🤫 DINDING YANG BERBISIK: IRONI SEKOLAH SEBAGAI MARKAS INTELIJEN DAN PEMBUNUHAN KARAKTER PENDIDIKAN
Pernahkah Anda berjalan melalui lorong sekolah, melewati
ruang guru yang riuh, dan merasakan bisikan aneh—bukan dari murid yang sedang
bergosip, melainkan dari dinding bata yang seolah mengawasi setiap langkah?
Sekolah, seharusnya menjadi kuil tempat ilmu pengetahuan dan
karakter tumbuh. Namun, bagi sebagian besar pendidik, terutama mereka yang
terjebak dalam pusaran birokrasi dan hierarki yang rapuh, sekolah telah berubah
fungsi.
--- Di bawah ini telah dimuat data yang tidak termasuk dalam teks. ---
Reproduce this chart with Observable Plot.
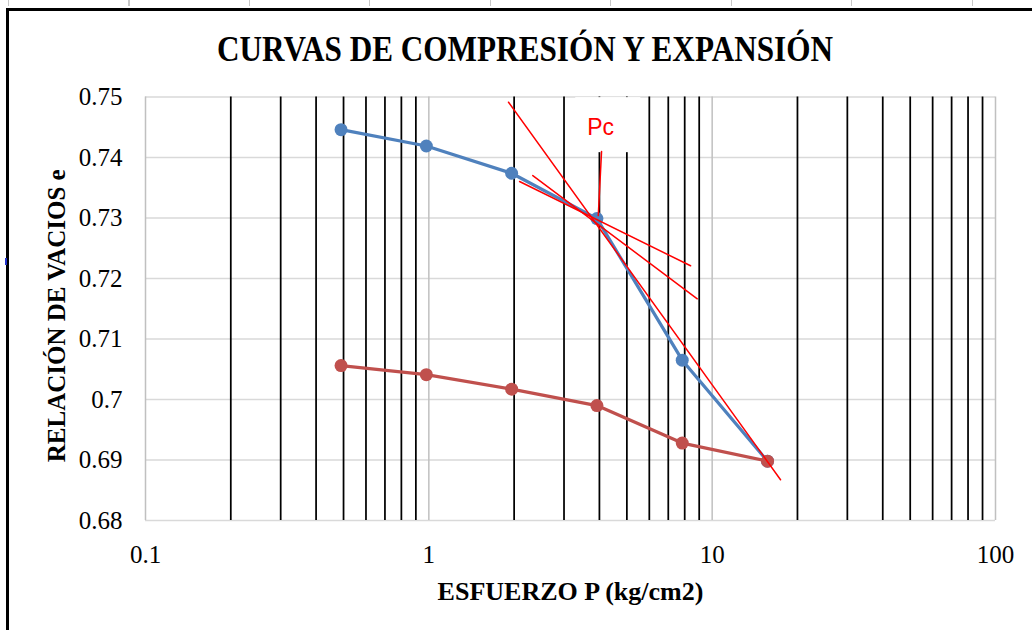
<!DOCTYPE html>
<html>
<head>
<meta charset="utf-8">
<script src="https://cdn.jsdelivr.net/npm/d3@7"></script>
<script src="https://cdn.jsdelivr.net/npm/@observablehq/plot@0.6"></script>
<style>
  html, body { margin: 0; padding: 0; background: #fff; }
  #wrap { position: relative; width: 1032px; height: 630px; overflow: hidden; background: #fff; }
  #ticks { position: absolute; left: 8px; top: 0; width: 1100px; height: 6px;
           background: repeating-linear-gradient(to right, #c8c8c8 0, #c8c8c8 1px, transparent 1px, transparent 120.5px); }
  #frame { position: absolute; left: 6px; top: 8px; width: 1100px; height: 700px; z-index: 5;
           border-left: 3px solid #000; border-top: 3px solid #000; pointer-events: none; }
  #blip { position: absolute; left: 5px; top: 258px; width: 2px; height: 7px; background: #2233cc; z-index: 6; }
  #title { position: absolute; left: 0; top: 0; }
  #chart { position: absolute; left: 0; top: 80px; }
</style>
</head>
<body>
<div id="wrap">
  <div id="ticks"></div>
  <div id="frame"></div>
  <div id="blip"></div>
  <svg id="title" width="1032" height="80"></svg>
  <div id="chart"></div>
</div>
<script>
// ---- data ----
const chartTitle = "CURVAS DE COMPRESIÓN Y EXPANSIÓN";
const xTitle = "ESFUERZO P (kg/cm2)";
const yTitle = "RELACIÓN DE VACIOS e";

const pressure     = [0.49, 0.98, 1.96, 3.92, 7.84, 15.68];
const eCompression = [0.7446, 0.7419, 0.7374, 0.7299, 0.7065, 0.6898];
const eExpansion   = [0.7056, 0.7041, 0.7017, 0.6990, 0.6928, 0.6898];

const xTicks = [0.1, 1, 10, 100];
const yTicks = [0.68, 0.69, 0.70, 0.71, 0.72, 0.73, 0.74, 0.75];
const minorX = [0.2, 0.3, 0.4, 0.5, 0.6, 0.7, 0.8, 0.9,
                2, 3, 4, 5, 6, 7, 8, 9,
                20, 30, 40, 50, 60, 70, 80, 90];

// Casagrande construction segments (pairs of end points)
const constrSeg = ["A", "A", "B", "B", "C", "C", "D", "D"];
const constrX   = [1.911, 17.43, 2.09, 8.39, 2.328, 8.86, 4.07, 3.963];
const constrE   = [0.74914, 0.68673, 0.73603, 0.72210, 0.73702, 0.71664, 0.74099, 0.73041];

const pcLabel = "Pc";
const pcX = 4.04, pcE = 0.7450;
const pcBoxX = [3.3, 5.6], pcBoxE = [0.7408, 0.7499];

// ---- tables ----
const comp = pressure.map((p, i) => ({p, e: eCompression[i]}));
const expn = pressure.map((p, i) => ({p, e: eExpansion[i]}));
const constr = constrX.map((p, i) => ({p, e: constrE[i], s: constrSeg[i]}));
const pcBox = [{x1: pcBoxX[0], x2: pcBoxX[1], y1: pcBoxE[0], y2: pcBoxE[1]}];
const pc = [{p: pcX, e: pcE, t: pcLabel}];

// ---- title ----
const ts = d3.select("#title");
ts.append("text")
  .attr("x", 525).attr("y", 61)
  .attr("text-anchor", "middle")
  .attr("font-family", "Liberation Serif")
  .attr("font-weight", "bold")
  .attr("font-size", 36)
  .attr("textLength", 616)
  .attr("lengthAdjust", "spacingAndGlyphs")
  .text(chartTitle);

// ---- chart ----
const fmt = d => String(+d.toFixed(2));
const plot = Plot.plot({
  width: 1032,
  height: 550,
  marginLeft: 145,
  marginRight: 37,
  marginTop: 16.5,
  marginBottom: 110,
  style: {fontFamily: "Liberation Serif", fontSize: "25px", color: "#000", background: "transparent", overflow: "visible"},
  x: {type: "log", domain: [0.1, 100], ticks: xTicks, tickFormat: d => String(d), tickSize: 0, tickPadding: 25, label: null},
  y: {domain: [0.68, 0.75], ticks: yTicks, tickFormat: fmt, tickSize: 0, tickPadding: 23, label: null},
  marks: [
    Plot.ruleY(yTicks, {stroke: "#d9d9d9", strokeWidth: 1.5}),
    Plot.ruleX(xTicks, {stroke: "#c0c0c0", strokeWidth: 1.5}),
    Plot.ruleX(minorX, {stroke: "#000", strokeWidth: 1.75}),
    Plot.rect(pcBox, {x1: "x1", x2: "x2", y1: "y1", y2: "y2", fill: "#fff"}),
    Plot.line(comp, {x: "p", y: "e", stroke: "#4f81bd", strokeWidth: 3.25}),
    Plot.dot(comp, {x: "p", y: "e", r: 6.5, fill: "#4f81bd"}),
    Plot.line(expn, {x: "p", y: "e", stroke: "#c0504d", strokeWidth: 3.25}),
    Plot.dot(expn, {x: "p", y: "e", r: 6.5, fill: "#c0504d"}),
    Plot.line(constr, {x: "p", y: "e", z: "s", stroke: "#ff0000", strokeWidth: 1.5}),
    Plot.text(pc, {x: "p", y: "e", text: "t", fill: "#ff0000", fontFamily: "Liberation Sans", fontSize: 23}),
    Plot.text([xTitle], {frameAnchor: "bottom", dy: 79, fontWeight: "bold", fontSize: 26}),
    Plot.text([yTitle], {frameAnchor: "left", textAnchor: "middle", dx: -89, dy: 7, rotate: -90, fontWeight: "bold", fontSize: 25})
  ]
});
document.getElementById("chart").appendChild(plot);
</script>
</body>
</html>
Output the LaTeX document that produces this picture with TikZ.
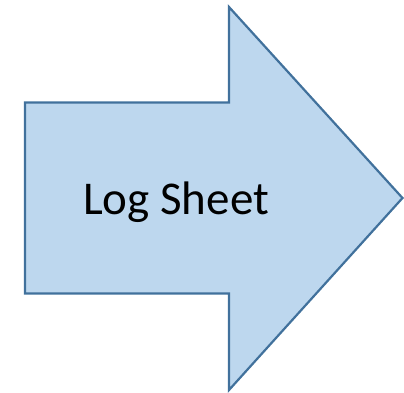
\documentclass[tikz,border=0pt]{standalone}
\usepackage{fontspec}
\setmainfont{Carlito}
\definecolor{arrowfill}{HTML}{BDD7EE}
\definecolor{arrowline}{HTML}{41719C}
\begin{document}
\begin{tikzpicture}[x=1pt,y=-1pt,
  blockarrow/.style={fill=arrowfill,draw=arrowline,line width=2.2pt,line join=miter},
  label/.style={font=\fontsize{47}{56}\selectfont,text=black,inner sep=0pt,anchor=base}]
\useasboundingbox (0,0) rectangle (404,392);
\draw[blockarrow] (25,102.5) -- (229,102.5) -- (229,7) -- (402.5,198) -- (229,390) -- (229,293.5) -- (25,293.5) -- cycle;
\node[label] (lbl) at (176,214) {Log Sheet};
\end{tikzpicture}
\end{document}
Sekolah bukan lagi sekadar tempat mengajar; sekolah telah menjadi markas
intelijen mini, tempat kepercayaan diri perlahan dihancurkan, dan
tempat lahirnya sosok misterius yang oleh unggahan viral belakangan ini disebut
sebagai "Guru Mata-Mata."
Ironi tersebut adalah pukulan telak bagi idealisme
pendidikan. Kita berbicara tentang mutu, kurikulum merdeka, dan profesionalisme
guru, tetapi lupa bahwa fondasi utama—lingkungan kerja yang aman, jujur, dan
suportif—telah terkikis oleh persaingan yang tidak sehat dan loyalitas yang
salah kaprah.
Artikel berikut akan membedah fenomena Guru Mata-Mata,
mengupas tuntas mengapa mereka muncul, bagaimana mereka beroperasi, dan yang
paling penting, bagaimana dinding-dinding sekolah kita, pada akhirnya, adalah
saksi bisu yang paling jujur.
I. Topeng dan Taring: Anatomi Permainan Dua Wajah
Dinding sekolah memiliki memori yang sempurna. Dinding
tersebut hafal siapa yang bermain dua wajah. Permainan tersebut merupakan pola
yang universal di setiap instansi, namun terasa lebih menyakitkan di dunia
pendidikan, karena permainan tersebut meracuni sumur moralitas.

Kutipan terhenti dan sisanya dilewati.